The Commission's guidelines, published in 2025 as a benchmark for DSA compliance, are explicit that age verification is a proportionate and effective measure to mitigate the risk of minors accessing adult content services.  Regulators and child safety researchers have long understood why the alternative — asking users to click a box confirming their age — cannot work.

Self-declaration requires no friction whatsoever. A child of eight can confirm they are 18 as readily as an adult can. The blurred previews and warning pages that the four sites deployed in lieu of verification are, if anything, more likely to pique curiosity than to deter access. Studies cited in the Commission's investigative file indicate that a significant proportion of European minors have accessed pornographic content online, with first exposure often occurring in early adolescence.

The Commission's concern is not merely moral but legal: the DSA's Article 28 requires platforms accessible to minors to ensure "a high level of safety, security and privacy" for those users. Letting a child watch explicit content via a checkbox does not come close to discharging that obligation.

The preliminary findings are not a final decision. The four platforms now have a window — typically several weeks — to review the Commission's investigation file, mount a written defence, or propose a remediation plan. The European Board for Digital Services, the network of national regulators established under the DSA, will be consulted in parallel.

If the Commission's preliminary conclusions survive scrutiny, it will issue a formal non-compliance decision. At that point, fines become operative. The platforms may also face requirements to implement specific technical measures, with periodic penalty payments accruing for each day of continued non-compliance. Repeat or aggravated infringements can attract higher penalties.

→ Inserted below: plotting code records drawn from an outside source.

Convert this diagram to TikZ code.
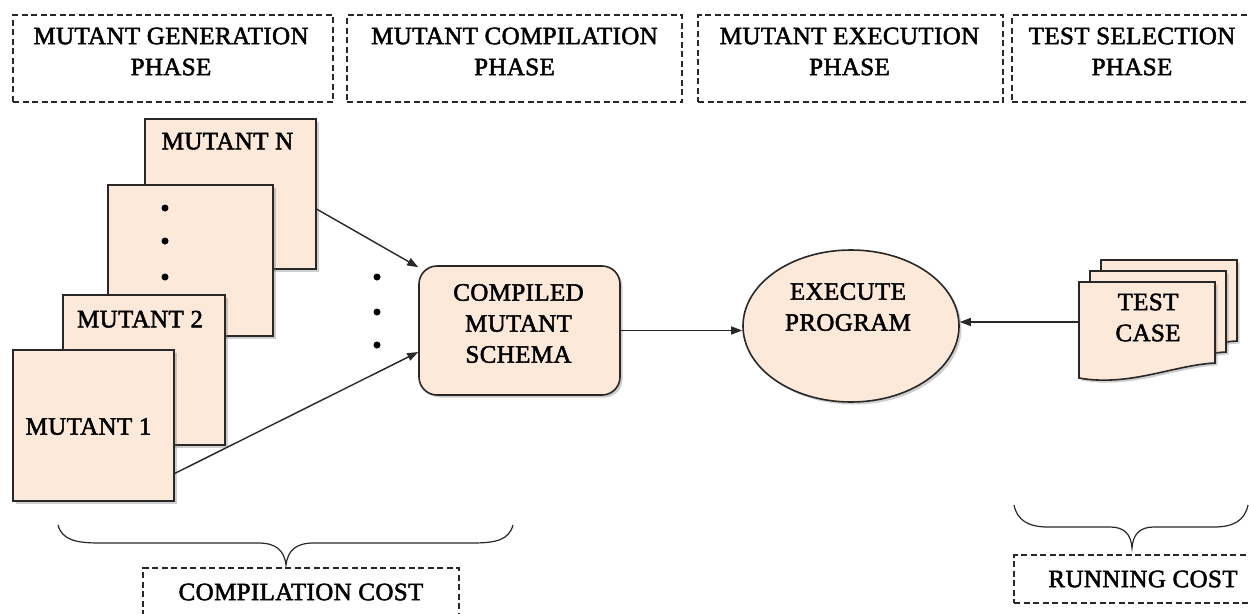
\documentclass[tikz,border=0pt]{standalone}
\usepackage{fontspec}
\setmainfont{Liberation Serif}
\newfontfamily\labelfont{Liberation Serif}[FakeBold=2, LetterSpace=1.5]
\usetikzlibrary{arrows.meta,shadows,calc,shapes.geometric}
\definecolor{peach}{RGB}{253,233,217}
\definecolor{edge}{RGB}{40,40,40}

% one paper of the "test case" stack; #1,#2 = top-left corner
\newcommand{\docsheet}[2]{%
  \path[card] (#1,#2) -- ++(136,0) -- ++(0,81)
    .. controls ++(-41,2) and ($(#1,#2)+(50,105)$) .. ($(#1,#2)+(0,96)$) -- cycle;}

\begin{document}
\begin{tikzpicture}[x=1pt,y=-1pt,
  every node/.style={font=\labelfont\fontsize{25}{31}\selectfont, text=black, align=center},
  phase/.style={draw=edge, line width=1.1pt, dash pattern=on 6pt off 3.5pt, inner sep=0pt},
  shade/.style={drop shadow={shadow xshift=2.5pt, shadow yshift=-2.5pt, opacity=0.35, fill=black!55}},
  card/.style={draw=edge, fill=peach, line width=1.6pt, inner sep=0pt, shade},
  link/.style={draw=edge, line width=1.4pt, -{Triangle[length=11pt,width=8pt]}},
  dot/.style={circle, fill=black, inner sep=0pt, minimum size=7pt},
  brace/.style={draw=edge, line width=1.2pt},
]
\useasboundingbox (0,0) rectangle (1249,613);
\fill[white] (0,0) rectangle (1249,613);

% phase headers
\node[phase, minimum width=320pt, minimum height=87pt] (p1) at (173,58.5) {};
\node[phase, minimum width=335pt, minimum height=87pt] (p2) at (514.5,58.5) {};
\node[phase, minimum width=305pt, minimum height=87pt] (p3) at (850.5,58.5) {};
\node[phase, minimum width=240pt, minimum height=87pt] (p4) at (1132,58.5) {};
\node (t1) at ($(p1.center)+(-2,-7)$) {MUTANT GENERATION\\PHASE};
\node (t2) at ($(p2.center)+(0,-7)$) {MUTANT COMPILATION\\PHASE};
\node (t3) at ($(p3.center)+(-1,-7)$) {MUTANT EXECUTION\\PHASE};
\node (t4) at ($(p4.center)+(0,-7)$) {TEST SELECTION\\PHASE};

% stack of mutants, back to front
\node[card, minimum width=171pt, minimum height=150pt] (mN) at (230.5,194) {};
\node (tN) at ($(mN.north)+(-3,23)$) {MUTANT N};
\node[card, minimum width=165pt, minimum height=151pt] (mD) at (190.5,260.5) {};
\node[dot] (d1) at (165,208) {};
\node[dot] (d2) at (165,241) {};
\node[dot] (d3) at (165,277) {};
\node[card, minimum width=162pt, minimum height=150pt] (m2) at (144,370) {};
\node (t2m) at ($(m2.north)+(-4,25)$) {MUTANT 2};
\node[card, minimum width=161pt, minimum height=151pt] (m1) at (93.5,425.5) {};
\node (t1m) at ($(m1.center)+(-5,1)$) {MUTANT 1};

% gap between the two arrows
\node[dot] (g1) at (377,277) {};
\node[dot] (g2) at (377,312) {};
\node[dot] (g3) at (377,345) {};

% compiled schema
\node[card, rounded corners=18pt, minimum width=201pt, minimum height=129pt] (schema) at (519.5,330.5) {};
\node (ts) at ($(schema.center)+(-1,-7)$) {COMPILED\\MUTANT\\SCHEMA};

% execution
\node[card, ellipse, minimum width=216pt, minimum height=152pt] (exec) at (851,326) {};
\node (te) at ($(exec.center)+(-3,-19)$) {EXECUTE\\PROGRAM};

% test cases
\docsheet{1101}{260}
\docsheet{1090}{271}
\docsheet{1079}{282}
\node (tc) at (1148,317.5) {TEST\\CASE};
\coordinate (tcin) at (1079,322);

% connectors
\draw[link] ($(mN.north east)!0.6!(mN.south east)$) -- ($(schema.west)!0.97!(schema.north west)$);
\draw[link] ($(m1.north east)!0.814!(m1.south east)$) -- ($(schema.west)!0.33!(schema.south west)$);
\draw[link] (schema.east) -- (schema.east -| exec.west);
\draw[link] (tcin) -- (tcin -| exec.east);

% cost braces
\draw[brace] (58,525) .. controls (62,540) and (76,543) .. (100,543) -- (258,543)
  .. controls (276,543) and (284,550) .. (286,565)
  .. controls (288,550) and (296,543) .. (314,543) -- (472,543)
  .. controls (496,543) and (509,540) .. (513,525);
\draw[brace] (1014,505) .. controls (1017,520) and (1028,527) .. (1048,527) -- (1110,527)
  .. controls (1124,527) and (1131,534) .. (1132,548)
  .. controls (1133,534) and (1140,527) .. (1154,527) -- (1214,527)
  .. controls (1234,527) and (1245,520) .. (1248,505);

% cost labels
\node[phase, minimum width=316pt, minimum height=48pt] (cc) at (301,592) {};
\node (tcc) at (cc.center) {COMPILATION COST};
\node[phase, minimum width=258pt, minimum height=48pt] (rc) at (1143,579) {};
\node (trc) at (rc.center) {RUNNING COST};
\end{tikzpicture}
\end{document}
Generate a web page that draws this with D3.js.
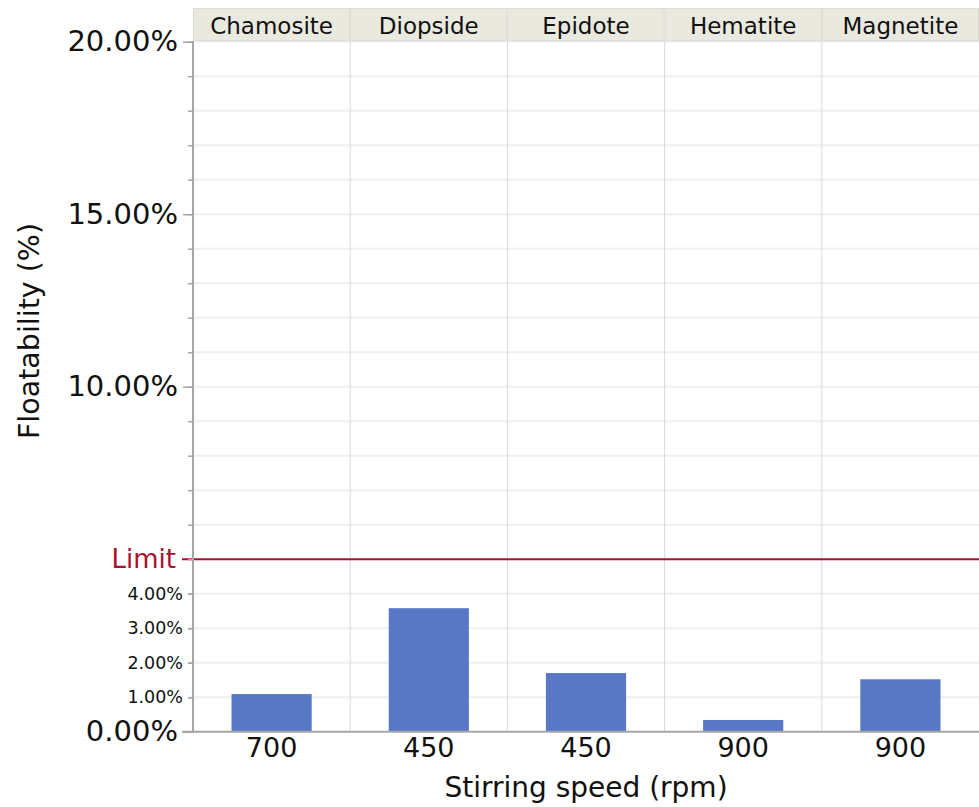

The message from Brussels is unambiguous: the Commission is demanding that Pornhub, Stripchat, XNXX and XVideos introduce what it calls "privacy-preserving age verification systems" — tools that can meaningfully restrict underage access without unnecessarily compromising users' privacy. Whether the platforms comply voluntarily, seek to negotiate, or fight the findings in court will define the next chapter of the EU's most consequential confrontation yet with the pornography industry.